What then are the benefits? Here the authors cite another NHTSA statistic: “[Car seats] are 54 percent effective in reducing deaths for children ages 1 to 4 in passenger cars.” It turns out, however, that this compares riding in a car seat to riding with no restraint. Surely the relevant comparison, as suggested in the title of this article, is to riding with seat belts.

The authors concede that for children up to two years old, seat belts are not an option, so car seats logically offer some protection. But for children of ages 2 and older, federal Fatality Analysis Reporting System (FARS) data shows no decrease in overall death rate for children riding in cars seats compared with seat belts. Moreover, this conclusion does not change after controlling for obvious confounding variables such as vehicle size or number of vehicles involved in the accident.

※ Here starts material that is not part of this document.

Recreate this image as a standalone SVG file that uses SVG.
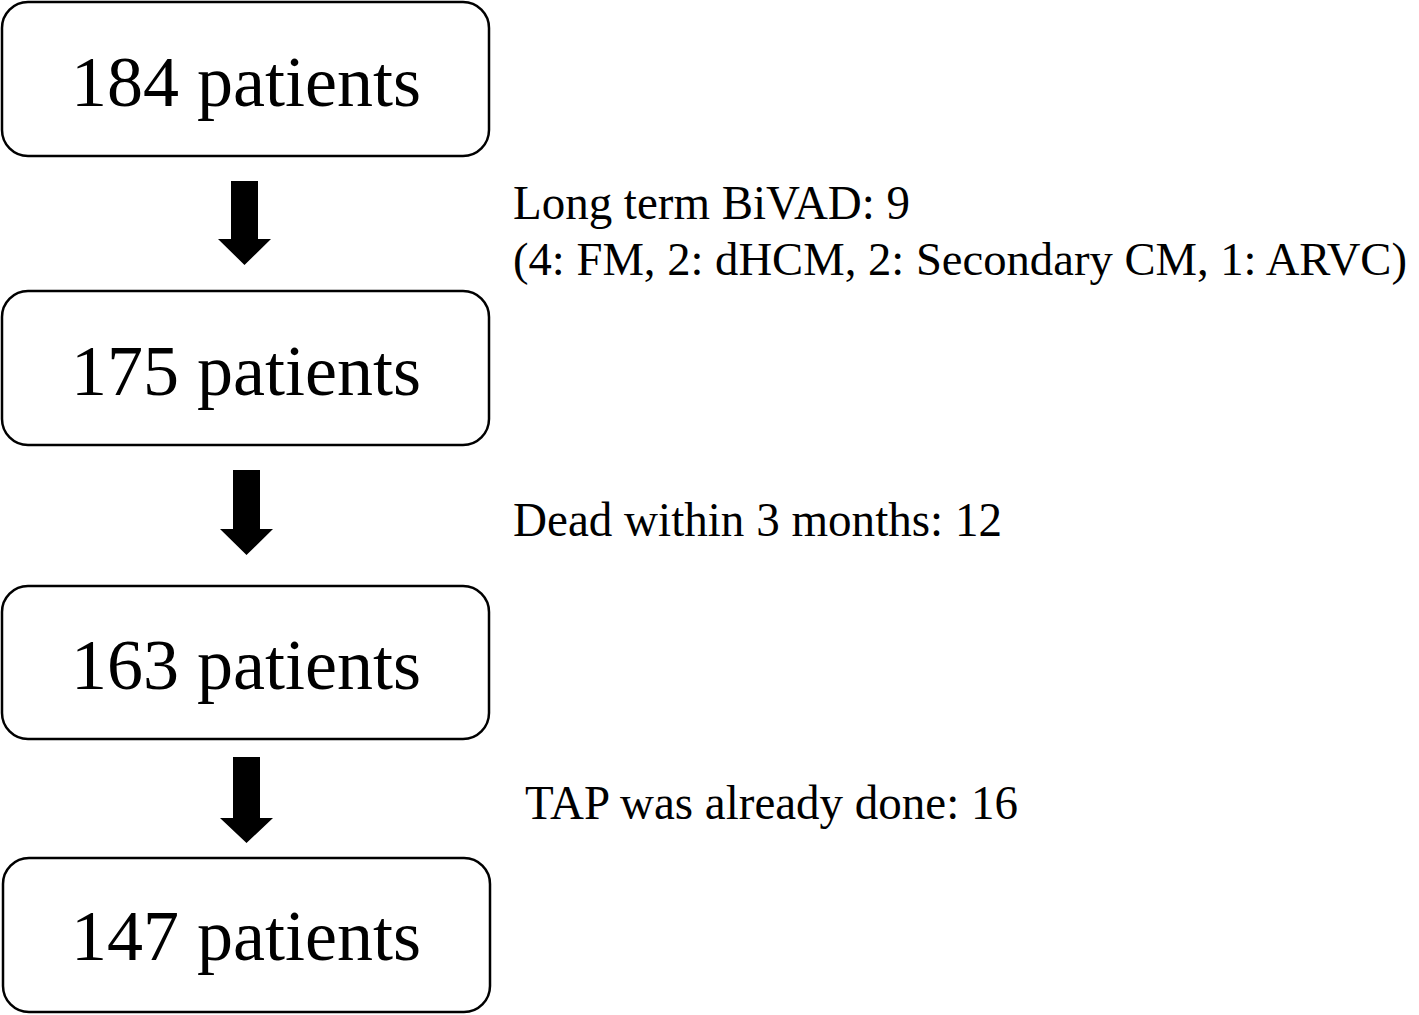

But perhaps the potential benefit of car seats is being masked by the installation woes noted earlier. To check this, the article reports that Dubner and Levitt had an independent lab conduct crash tests, using both 3-year-old and 6-year-old dummies, to compare car seats to lap-and-shoulder seat belts. In 30 mile per hour crashes, the impact figures for 3-year-olds were “nominally higher” with seat belts; for 6-year-olds the figures were “virtually identical.” In addition, both restraint systems performed well enough against federal standards that no injuries would be expected.

Is there a housing bubble?

Be Warned: Mr. Bubble's Worried Again
The New York Times, August 21, 2005
David Leonhardt

Irrational exuberance-Second edition Princeton University Press, 2005 Robert Shiller

According to the Times article, in December 1996 Shliller, while having lunch with Federal Reserve Chairman Alan Greenspan, asked him when the last time was that somebody in his job had warned the public that the stock market had become a bubble.

The next day while driving his son to school, Shiller heard on the radio that stocks were plunging becuased Greenspan had asked in a speech whether "irrational exuberance" was infecting the markets. He told his wife "I may have just started a worldwide stock-market crash," She accused him of delusions of grandeur.

What has become called the 2000 stock market crash did not start until 2000. In April 2000 the first edition of this book was published and according to the publisher the stock market crash prediced in this book started one month later.